SF: I’ve done this both ways. So, Looking Glass Factory, our company, is a VC-backed company. We do make money on what we sell, so I like to think that the VC money is augmenting – what we can get by delivering products to folks that we think a lot of them love. But I’ve done it the other way as well when I was just an independent inventor or working with a small team, and we would license the technology, so I’ve licensed intellectual property before and helps the big companies that we license to bring that to market, and in other cases would just produce a new product off savings entirely and see how that sticks. So, for Looking Glass Factory, which is now a little over six years old, we started through bootstrapping, and it was because nobody at the time believed that holographic display was possible.
SM: Six years back it was a different landscape.
SF: At the time everything was all AR/VR. Oculus had come out and they were about to get sold to Facebook, and there was chatter about this company called Magic Leap, stuff like that was happening. So, there was this big brain drain from the pursuit of the dream of the headset-free holographic display which had been sort of the main sci-fi dream of what would come after two-dimensional media and two-dimensional displays, but everyone was going at the time to headset basically, so nobody would really listen to a crazy guy like me talking about holographic display. We needed to prove it in a few steps, so we made a static version of our display, we called them volumetric prints, and the team brought this new technology to 3D printing at the time. We thought it would be cool if you had a way to print unprintable things. And so, we made that technology, and we sold thousands of those volumetric prints, and we made a decent margin on each of those. That fueled the next step which was an interactive very basic 3D LED cube, the lowest-resolution volumetric display or holographic display you can imagine. But then we sold around a million dollars’ worth of those products which we could make in small batches of 100 or 200 units each. Then we were able to secure some angel investment money and then secured our first institutional VC investment off basically proving that we were scrappy enough to sell products with margins built-in, use that to fuel additional R&D. Also, we had prototypes of what the next generation system could look like, so I actually remember pitching to somebody who ended up investing in our company. I applaud these folks, these investors who ended up having the vision for what was to come based on these pretty bad-looking prototypes that we had.
That prototype demo with the idea that one day you could have your kids’ holographic memories inside combined with the fact that we were already selling some product, even though it was only a fraction of the dream that we're aiming towards, – that ended up getting folks over the believability hump that holographic display could possibly come to pass, and that our little company might be able to beat out the giants to do it.
My partner and co-founder Alex made a recording app for the first-generation Kinect camera and I recorded my kids running around the house and then showed that in this little tiny prototype system that a guy in our lab Alvin had figured out the key to making right before we needed to do this pitch.

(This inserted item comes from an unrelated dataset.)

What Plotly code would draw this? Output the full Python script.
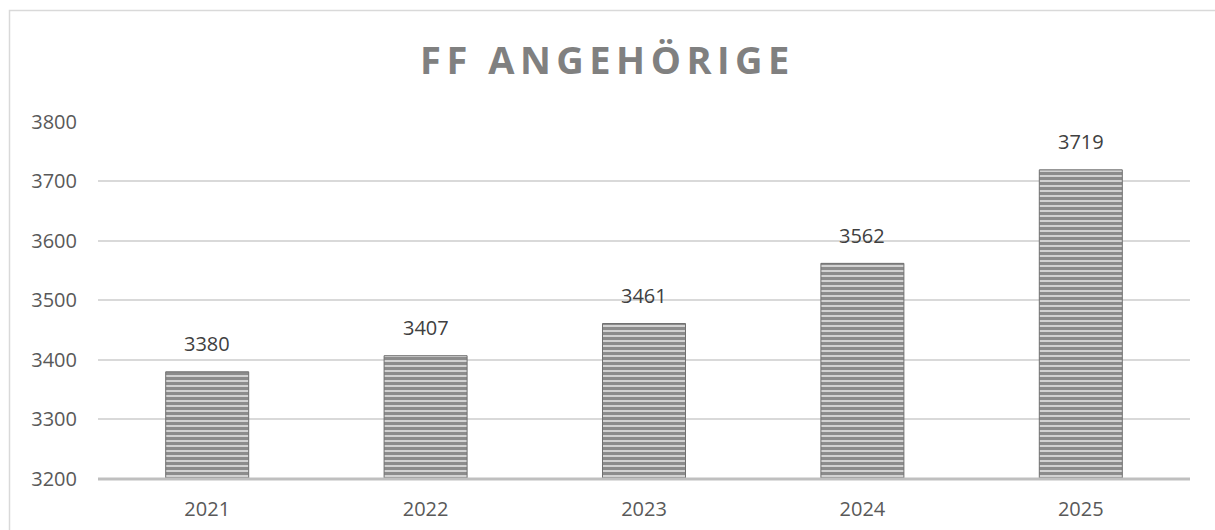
import plotly.graph_objects as go

years = ["2021", "2022", "2023", "2024", "2025"]
members = [3380, 3407, 3461, 3562, 3719]
y_ticks = [3200, 3300, 3400, 3500, 3600, 3700, 3800]
title_text = "FF ANGEHÖRIGE"

W, H = 1215, 530
ml, mr, mt, mb = 98, 25, 121, 51
pw, ph = W - ml - mr, H - mt - mb

fig = go.Figure()
fig.add_trace(go.Bar(
    x=years, y=members,
    width=0.38,
    marker=dict(
        color="#cfcfcf",
        line=dict(width=1, color="#707070"),
        pattern=dict(shape="-", size=5, solidity=0.6, fgcolor="#454545",
                     bgcolor="#d2d2d2", fillmode="overlay"),
    ),
    hoverinfo="skip",
))

# category axis: annotation positions use the category index
annotations = [
    dict(x=i, y=v, xref="x", yref="y", text=str(v), showarrow=False,
         yshift=28, font=dict(family="Open Sans", size=20, color="#404040"))
    for i, v in enumerate(members)
]

fig.update_layout(
    width=W, height=H,
    margin=dict(l=ml, r=mr, t=mt, b=mb, autoexpand=False),
    paper_bgcolor="white", plot_bgcolor="white",
    showlegend=False,
    title=dict(text="<b>" + title_text + "</b>", x=0.5, xanchor="center",
               y=1 - 61 / H, yanchor="middle",
               font=dict(family="Open Sans", size=38, color="#808080")),
    xaxis=dict(
        type="category", automargin=False, range=[-0.5, len(years) - 0.5],
        showgrid=False, showline=False, zeroline=False,
        tickfont=dict(family="Open Sans", size=20, color="#595959"),
        ticks="", ticklabelstandoff=16,
    ),
    yaxis=dict(
        range=[3200, 3801], tickvals=y_ticks, automargin=False,
        showgrid=True, gridcolor="#d9d9d9", gridwidth=1.5,
        zeroline=False, showline=False,
        tickfont=dict(family="Open Sans", size=20, color="#595959"),
        ticks="", ticklabelstandoff=20,
    ),
    annotations=annotations,
    shapes=[
        dict(type="line", xref="paper", yref="paper", x0=0, x1=1, y0=0, y1=0,
             line=dict(color="#bfbfbf", width=3), layer="above"),
        dict(type="rect", xref="paper", yref="paper",
             x0=-(ml - 9.5) / pw, x1=(pw + mr + 5) / pw,
             y0=-(mb + 5) / ph, y1=(ph + mt - 10.5) / ph,
             line=dict(color="#d9d9d9", width=1.5), layer="below"),
    ],
)

post = """
document.body.style.margin = '0';
document.body.style.overflow = 'hidden';
var tt = document.querySelector('.gtitle');
if (tt) { tt.style.letterSpacing = '5.5px'; }
"""

fig.write_html("out.html", post_script=post, config={"displayModeBar": False})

And that prototype demo with the idea that one day you could have your kids’ holographic memories inside combined with the fact that we were already selling some product, even though it was only a fraction of the dream that we're aiming towards, – that ended up getting folks over the believability hump that holographic display could possibly come to pass, and that our little company might be able to beat out the giants to do it.

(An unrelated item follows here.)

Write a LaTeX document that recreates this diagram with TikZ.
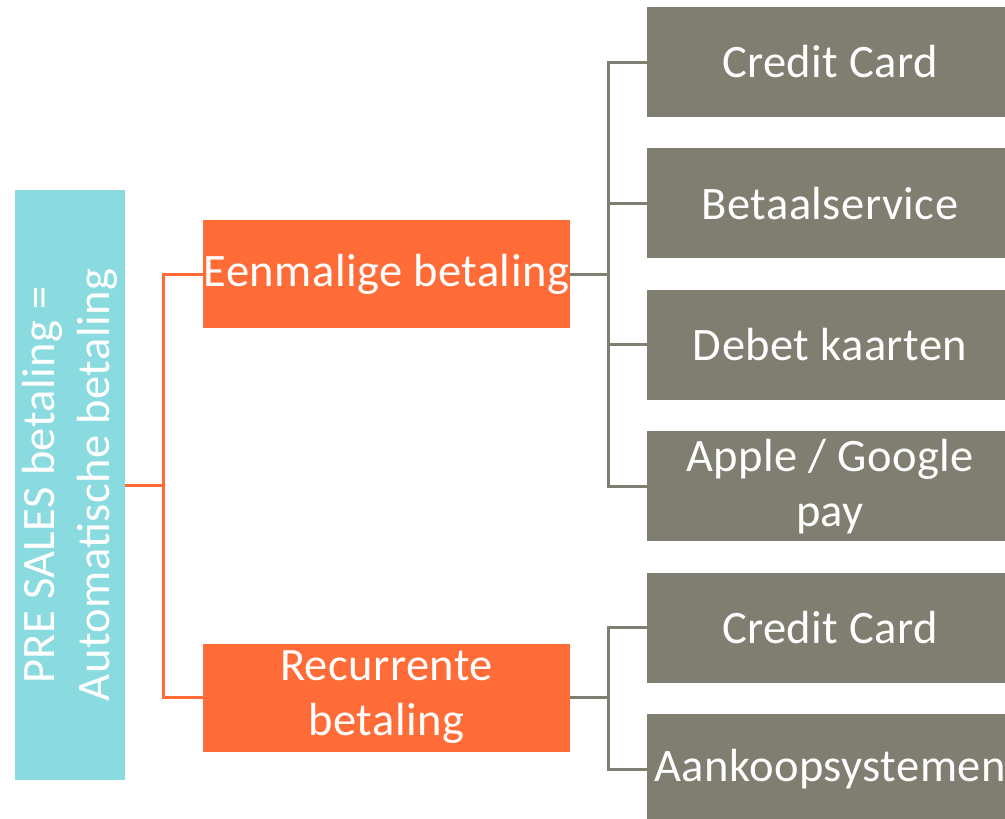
\documentclass[tikz,border=0pt]{standalone}
\usepackage{fontspec}
\setmainfont[LetterSpace=1]{Carlito}
\usetikzlibrary{positioning}
\definecolor{rootcyan}{HTML}{8ADBE0}
\definecolor{branchorange}{HTML}{FF6C37}
\definecolor{leafgray}{HTML}{7F7E71}

\begin{document}
\begin{tikzpicture}[x=1pt,y=-1pt,node distance=31pt,align=center,
	box/.style={inner sep=0pt,text=white,font=\fontsize{46.5}{55}\selectfont},
	rootbox/.style={box,fill=rootcyan,minimum width=590pt,minimum height=110pt,rotate=90},
	branch/.style={box,fill=branchorange,minimum width=367pt,minimum height=108pt},
	leaf/.style={box,fill=leafgray,minimum width=366pt,minimum height=110pt},
	olink/.style={draw=branchorange,line width=3pt},
	glink/.style={draw=leafgray,line width=3pt}]
	\useasboundingbox (0,0) rectangle (1005,819);
	\node[rootbox] (root) at (70,485) {PRE SALES betaling =\\Automatische betaling};
	\node[branch] (eenm) at (386.5,274) {Eenmalige betaling};
	\node[branch] (recur) at (386.5,697.5) {Recurrente\\betaling};
	\node[leaf] (cc_1) at (830,62) {Credit Card};
	\node[leaf] [below=of cc_1] (bs) {Betaalservice};
	\node[leaf] [below=of bs] (dk) {Debet kaarten};
	\node[leaf] [below=of dk] (ag) {Apple / Google\\pay};
	\node[leaf] [below=of ag] (cc_2) {Credit Card};
	\node[leaf] [below=of cc_2] (ak) {Aankoopsystemen};
	\draw[olink] (root.south) -- ++(38,0) |- (eenm.west);
	\draw[olink] (root.south) -- ++(38,0) |- (recur.west);
	\foreach \n in {cc_1,bs,dk,ag}
		\draw[glink] (eenm.east) -- ++(38,0) |- (\n.west);
	\foreach \n in {cc_2,ak}
		\draw[glink] (recur.east) -- ++(38,0) |- (\n.west);
\end{tikzpicture}
\end{document}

SM: That's great! You took money to scale not to build the product: you had some working prototypes when you approached the VCs, you had done a lot of groundwork already and sold some products.

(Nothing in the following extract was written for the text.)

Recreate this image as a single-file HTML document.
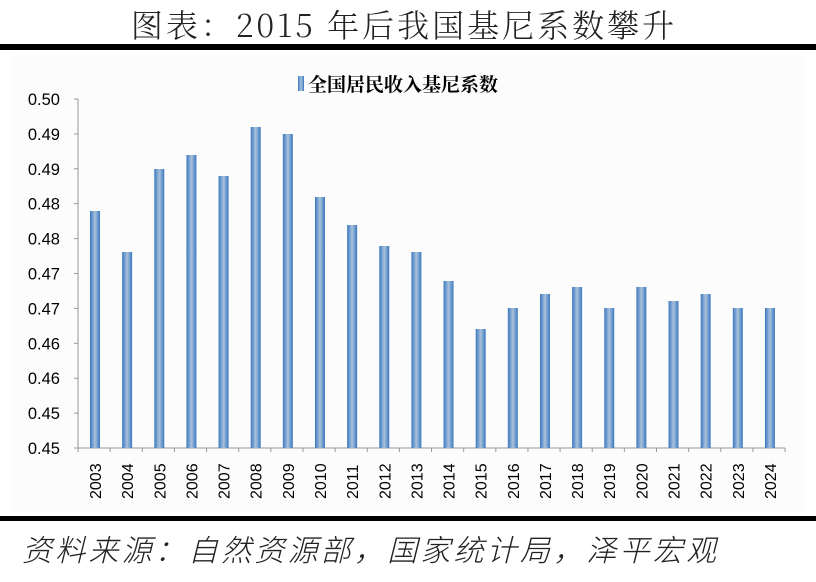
<!DOCTYPE html>
<html><head><meta charset="utf-8"><style>
html,body{margin:0;padding:0;background:#fff;width:816px;height:582px;overflow:hidden}
</style></head><body>
<svg id="s" width="816" height="582" xmlns="http://www.w3.org/2000/svg">
<defs><linearGradient id="g" x1="0" x2="1" y1="0" y2="0">
<stop offset="0" stop-color="#3a78c0"/><stop offset="0.5" stop-color="#a9c2dc"/><stop offset="1" stop-color="#3a78c0"/></linearGradient></defs>
<text x="404" y="37" text-anchor="middle" font-family="'Noto Serif CJK SC',serif" font-weight="300" font-size="32" letter-spacing="3" fill="#222">图表：2015 年后我国基尼系数攀升</text>
<rect x="0" y="44" width="816" height="6" fill="#000"/>
<rect x="12" y="55" width="792" height="457" fill="#fcfcfc"/>
<rect x="298" y="76" width="6" height="15" fill="url(#g)"/>
<text x="308" y="91" font-family="'Noto Serif CJK SC',serif" font-weight="bold" font-size="19" fill="#000">全国居民收入基尼系数</text>
<g id="ax"></g>
<rect x="0" y="516" width="816" height="5" fill="#000"/>
<text x="22" y="561" font-family="'Noto Sans CJK SC',sans-serif" font-style="italic" font-weight="300" font-size="30" letter-spacing="3.2" fill="#222">资料来源：自然资源部，国家统计局，泽平宏观</text>
</svg>
<script>
var ax=document.getElementById('ax'),h='';
var labs=['0.50','0.49','0.49','0.48','0.48','0.47','0.47','0.46','0.46','0.45','0.45'];
for(var i=0;i<11;i++){var y=99+i*34.9;h+='<text x="60" y="'+(y+6)+'" text-anchor="end" font-family="Liberation Sans,sans-serif" font-size="16.5" fill="#000">'+labs[i]+'</text><line x1="74" x2="78" y1="'+y+'" y2="'+y+'" stroke="#999"/>';}
h+='<line x1="78" x2="78" y1="99" y2="452" stroke="#999"/><line x1="74" x2="785" y1="448" y2="448" stroke="#999"/>';
var tops=[211,252,169,155,176,127,134,197,225,246,252,281,329,308,294,287,308,287,301,294,308,308];
for(var k=0;k<22;k++){var c=95+k*32.14;
h+='<rect x="'+(c-5)+'" y="'+tops[k]+'" width="10" height="'+(448-tops[k])+'" fill="url(#g)"/>';
h+='<line x1="'+(78+k*32.14+32.14)+'" x2="'+(78+k*32.14+32.14)+'" y1="448" y2="452" stroke="#999"/>';
h+='<text transform="translate('+(c+6)+',499) rotate(-90)" font-family="Liberation Sans,sans-serif" font-size="16" fill="#000">'+(2003+k)+'</text>';}
ax.innerHTML=h;
</script>
</body></html>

SF: It fueled a good amount of R&D. We always use all of our profits for additional R&D, so this lets us accelerate. We've raised around 20 million dollars in VC capital at this point, and that has let us push the limits of what's possible with a holographic display. A lot of folks told me when we started on this adventure six years ago that it would take hundreds of millions, maybe a billion dollars, to end up doing this. However, that's not usually how these things go: the amazons, and microsofts, and xeroxes of the world are a lot scrappier than I think folks remember, and they end up raising just enough to get that product to market. I think that certainly keeps us hungry for landing the product, and we're not cruising on the fat of the VC money by any means.
SM: Right! People may not realize what you have accomplished with 20 million in VC funding. Look at companies like Magic Leap: initial vision was not a head-mounted display; they started with the vision of having a holographic kind of display that people could experience in the real world without having to have any kind of head-mounted display. They raised more than a billion dollars in VC capital, as well as from Google and other places. In the end, they settled for a head-mounted display – I think they really settled for it, they did not go for this kind of display that you guys came up with. So, kudos to you! It’s quite an accomplishment technologically to bring this kind of product to market. As for the vision, six years back things were very different! Kudos to you for this journey and for bringing this product to life!
SF: Thank you very much! We feel a great responsibility to deliver fully on this dream in a way that benefits people. We're focused on doing that, and we're excited that the community is hopefully going to grow a lot with this new launch of the Looking Glass Portrait.
SM: Great. We will share all the links to the blog post that we talked about, and also the Kickstarter campaign in the show notes. If you're watching this on YouTube, it would be in the description, if you're watching it on one of the blog platforms, look at the show notes, we will have all the information there. Any other messages for our users where they can reach you?
SF: Yes, they can go to look.glass and find documentation there; there's also all of this information about this new product, the Looking Glass Portrait, on the site that'll redirect you to the Kickstarter. We're excited to hear what folks want to do with the systems and what they resonate with. There's already a lot that you can do out of the box, but I think there's going to be even more that the community develops on top of this. Folks can reach me directly by writing to me at firstname.lastname@example.org, and I am happy to chat with people who are interested in getting into the hologram game.
SM: All the best for your Kickstarter campaign, and we will see when this goes to a billion-dollar! I have great hopes for your company, it can do wonders!
SF: Thanks a lot, I appreciate you having me on.